**AVAILABLE DATA**
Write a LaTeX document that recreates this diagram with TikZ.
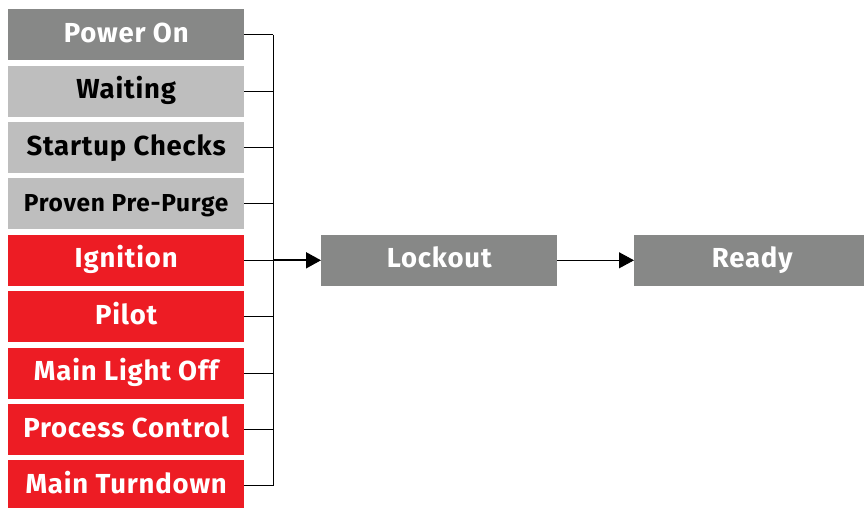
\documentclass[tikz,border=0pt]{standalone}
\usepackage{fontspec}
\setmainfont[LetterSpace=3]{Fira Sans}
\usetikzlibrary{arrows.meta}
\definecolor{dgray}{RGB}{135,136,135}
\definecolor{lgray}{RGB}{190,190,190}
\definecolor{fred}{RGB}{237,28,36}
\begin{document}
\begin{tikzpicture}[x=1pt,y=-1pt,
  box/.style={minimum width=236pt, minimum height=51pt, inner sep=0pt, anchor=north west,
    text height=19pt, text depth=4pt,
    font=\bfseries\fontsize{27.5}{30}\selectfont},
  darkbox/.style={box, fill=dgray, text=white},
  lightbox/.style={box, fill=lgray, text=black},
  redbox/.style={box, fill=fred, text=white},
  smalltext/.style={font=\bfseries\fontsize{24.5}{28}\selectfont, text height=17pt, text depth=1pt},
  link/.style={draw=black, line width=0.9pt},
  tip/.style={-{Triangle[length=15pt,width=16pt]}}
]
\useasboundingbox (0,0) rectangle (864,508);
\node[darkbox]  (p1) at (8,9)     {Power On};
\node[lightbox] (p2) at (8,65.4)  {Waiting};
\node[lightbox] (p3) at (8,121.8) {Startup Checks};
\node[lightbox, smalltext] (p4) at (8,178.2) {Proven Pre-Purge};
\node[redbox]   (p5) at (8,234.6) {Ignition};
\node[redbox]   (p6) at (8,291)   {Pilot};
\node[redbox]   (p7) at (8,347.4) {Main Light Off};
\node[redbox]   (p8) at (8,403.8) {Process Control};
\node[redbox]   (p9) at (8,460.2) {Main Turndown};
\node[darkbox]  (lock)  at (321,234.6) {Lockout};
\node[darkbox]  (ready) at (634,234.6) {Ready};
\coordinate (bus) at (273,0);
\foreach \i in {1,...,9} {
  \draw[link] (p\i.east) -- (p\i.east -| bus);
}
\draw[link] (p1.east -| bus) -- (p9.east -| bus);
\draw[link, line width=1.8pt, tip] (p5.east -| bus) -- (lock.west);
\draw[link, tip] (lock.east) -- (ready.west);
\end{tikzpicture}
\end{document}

**WRITTEN REQUEST**
Restate the whole listing above exactly, please, omitting every image.

**SOLUTION TO THIS TASK**
Write a LaTeX document that recreates this diagram with TikZ.
\documentclass[tikz,border=0pt]{standalone}
\usepackage{fontspec}
\setmainfont[LetterSpace=3]{Fira Sans}
\usetikzlibrary{arrows.meta}
\definecolor{dgray}{RGB}{135,136,135}
\definecolor{lgray}{RGB}{190,190,190}
\definecolor{fred}{RGB}{237,28,36}
\begin{document}
\begin{tikzpicture}[x=1pt,y=-1pt,
  box/.style={minimum width=236pt, minimum height=51pt, inner sep=0pt, anchor=north west,
    text height=19pt, text depth=4pt,
    font=\bfseries\fontsize{27.5}{30}\selectfont},
  darkbox/.style={box, fill=dgray, text=white},
  lightbox/.style={box, fill=lgray, text=black},
  redbox/.style={box, fill=fred, text=white},
  smalltext/.style={font=\bfseries\fontsize{24.5}{28}\selectfont, text height=17pt, text depth=1pt},
  link/.style={draw=black, line width=0.9pt},
  tip/.style={-{Triangle[length=15pt,width=16pt]}}
]
\useasboundingbox (0,0) rectangle (864,508);
\node[darkbox]  (p1) at (8,9)     {Power On};
\node[lightbox] (p2) at (8,65.4)  {Waiting};
\node[lightbox] (p3) at (8,121.8) {Startup Checks};
\node[lightbox, smalltext] (p4) at (8,178.2) {Proven Pre-Purge};
\node[redbox]   (p5) at (8,234.6) {Ignition};
\node[redbox]   (p6) at (8,291)   {Pilot};
\node[redbox]   (p7) at (8,347.4) {Main Light Off};
\node[redbox]   (p8) at (8,403.8) {Process Control};
\node[redbox]   (p9) at (8,460.2) {Main Turndown};
\node[darkbox]  (lock)  at (321,234.6) {Lockout};
\node[darkbox]  (ready) at (634,234.6) {Ready};
\coordinate (bus) at (273,0);
\foreach \i in {1,...,9} {
  \draw[link] (p\i.east) -- (p\i.east -| bus);
}
\draw[link] (p1.east -| bus) -- (p9.east -| bus);
\draw[link, line width=1.8pt, tip] (p5.east -| bus) -- (lock.west);
\draw[link, tip] (lock.east) -- (ready.west);
\end{tikzpicture}
\end{document}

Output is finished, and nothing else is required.